## To do
Do not repeat pictures. Repeat exactly the lines of the listing below from its first line through the line with "y_range = Range1d(0, 35000)".

## Data extract
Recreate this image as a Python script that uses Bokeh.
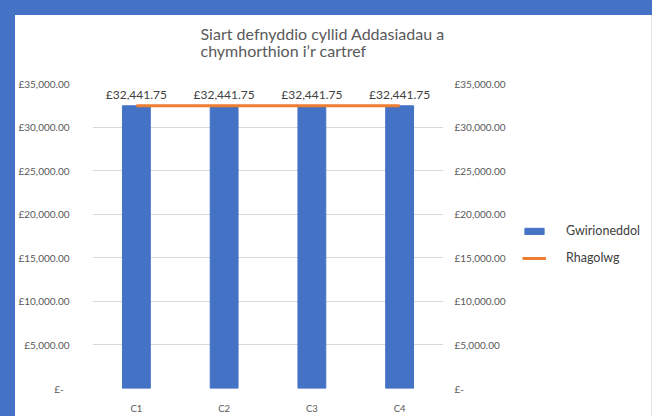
from bokeh.plotting import figure
from bokeh.models import (ColumnDataSource, FactorRange, Range1d, LinearAxis, FixedTicker,
                          LabelSet, Label, Legend, LegendItem, Spacer)
from bokeh.core.properties import value
from bokeh.layouts import row, column
from bokeh.embed import file_html
from bokeh.resources import INLINE

categories = ["C1", "C2", "C3", "C4"]
actual = [32441.75, 32441.75, 32441.75, 32441.75]
forecast = [32441.75, 32441.75, 32441.75, 32441.75]
y_ticks = [0, 5000, 10000, 15000, 20000, 25000, 30000, 35000]
y_tick_labels = ["£-\u2007", "£5,000.00", "£10,000.00", "£15,000.00", "£20,000.00",
                 "£25,000.00", "£30,000.00", "£35,000.00"]
title_lines = ["Siart defnyddio cyllid Addasiadau a", "chymhorthion i’r cartref"]
series_names = ["Gwirioneddol", "Rhagolwg"]

FONT = "Lato"
BLUE = "#4472C4"
ORANGE = "#ED7D31"
GRID = "#D9D9D9"
AX_TXT = "#595959"
TXT = "#404040"

src = ColumnDataSource(dict(
    cat=categories, actual=actual, forecast=forecast,
    lbl=[f"£{v:,.2f}" for v in actual],
))

x_range = FactorRange(*categories)
y_range = Range1d(0, 35000)

# ---- title strip (pixel-scaled ranges) ----
TW, TH = 636, 58
tf = figure(width=TW, height=TH, x_range=Range1d(0, TW), y_range=Range1d(0, TH),
            output_backend="svg", toolbar_location=None, title=None, min_border=0,
            border_fill_color="white", background_fill_color="white")
tf.outline_line_color = None
tf.axis.visible = False
tf.grid.visible = False
for txt, ty in zip(title_lines, [TH - 18, TH - 35]):
    tf.add_layout(Label(x=185, y=ty, text=txt, text_align="left", text_baseline="middle",
                        text_font=FONT, text_font_size="16px", text_color=AX_TXT))

# ---- main chart ----
p = figure(width=497, height=343, x_range=x_range, y_range=y_range,
           output_backend="svg", toolbar_location=None, title=None,
           min_border_left=75, min_border_right=69, min_border_top=10, min_border_bottom=19,
           background_fill_color="white", border_fill_color="white")
p.outline_line_color = None

bars = p.vbar(x="cat", top="actual", width=0.317, source=src, color=BLUE)
line = p.line(x="cat", y="forecast", source=src, line_color=ORANGE, line_width=3)

labels = LabelSet(x="cat", y="actual", text="lbl", source=src, text_align="center",
                  text_baseline="bottom", y_offset=4, text_font=value(FONT),
                  text_font_size="12px", text_color=TXT)
p.add_layout(labels)

ticker = FixedTicker(ticks=y_ticks)
overrides = {t: l for t, l in zip(y_ticks, y_tick_labels)}

yl = p.yaxis[0]
yl.ticker = ticker
yl.major_label_overrides = overrides

yr = LinearAxis(ticker=ticker)
yr.major_label_overrides = overrides
p.add_layout(yr, "right")

for ax in (yl, yr):
    ax.axis_line_color = None
    ax.major_tick_line_color = None
    ax.minor_tick_line_color = None
    ax.major_label_text_font = FONT
    ax.major_label_text_font_size = "10px"
    ax.major_label_text_color = AX_TXT
yl.major_label_standoff = 17
yr.major_label_standoff = 5

xa = p.xaxis[0]
xa.axis_line_color = None
xa.major_tick_line_color = None
xa.major_label_text_font = FONT
xa.major_label_text_font_size = "9.5px"
xa.major_label_text_color = AX_TXT
xa.major_label_standoff = 8

p.xgrid.grid_line_color = None
p.ygrid.ticker = ticker
p.ygrid.grid_line_color = GRID
p.ygrid.grid_line_width = 1

# ---- legend panel: swatches come from hidden copies of the series ----
lg = figure(width=139, height=343, x_range=x_range, y_range=y_range,
            output_backend="svg", toolbar_location=None, title=None,
            min_border=0, border_fill_color="white", background_fill_color="white")
lg.outline_line_color = None
lg.axis.visible = False
lg.grid.visible = False
lbars = lg.vbar(x="cat", top="actual", width=0.317, source=src, color=BLUE, visible=False)
lline = lg.line(x="cat", y="forecast", source=src, line_color=ORANGE, line_width=3, visible=False)

legend = Legend(items=[LegendItem(label=series_names[0], renderers=[lbars]),
                       LegendItem(label=series_names[1], renderers=[lline])],
                location=(10, 123), orientation="vertical",
                border_line_color=None, background_fill_alpha=0,
                padding=0, margin=0, glyph_width=24, glyph_height=8,
                label_standoff=20, spacing=12, label_height=14,
                label_text_font=FONT, label_text_font_size="12.5px", label_text_color=TXT)
lg.add_layout(legend)

top = Spacer(width=652, height=15, styles={"background-color": BLUE})
left = Spacer(width=15, height=401, styles={"background-color": BLUE})
edge = Spacer(width=1, height=401, styles={"background-color": "#E4E4E4"})
layout = column(top, row(left, column(tf, row(p, lg)), edge))

open("out.html", "w").write(file_html(layout, INLINE))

## Reply to the task
Recreate this image as a Python script that uses Bokeh.
from bokeh.plotting import figure
from bokeh.models import (ColumnDataSource, FactorRange, Range1d, LinearAxis, FixedTicker,
                          LabelSet, Label, Legend, LegendItem, Spacer)
from bokeh.core.properties import value
from bokeh.layouts import row, column
from bokeh.embed import file_html
from bokeh.resources import INLINE

categories = ["C1", "C2", "C3", "C4"]
actual = [32441.75, 32441.75, 32441.75, 32441.75]
forecast = [32441.75, 32441.75, 32441.75, 32441.75]
y_ticks = [0, 5000, 10000, 15000, 20000, 25000, 30000, 35000]
y_tick_labels = ["£-\u2007", "£5,000.00", "£10,000.00", "£15,000.00", "£20,000.00",
                 "£25,000.00", "£30,000.00", "£35,000.00"]
title_lines = ["Siart defnyddio cyllid Addasiadau a", "chymhorthion i’r cartref"]
series_names = ["Gwirioneddol", "Rhagolwg"]

FONT = "Lato"
BLUE = "#4472C4"
ORANGE = "#ED7D31"
GRID = "#D9D9D9"
AX_TXT = "#595959"
TXT = "#404040"

src = ColumnDataSource(dict(
    cat=categories, actual=actual, forecast=forecast,
    lbl=[f"£{v:,.2f}" for v in actual],
))

x_range = FactorRange(*categories)
y_range = Range1d(0, 35000)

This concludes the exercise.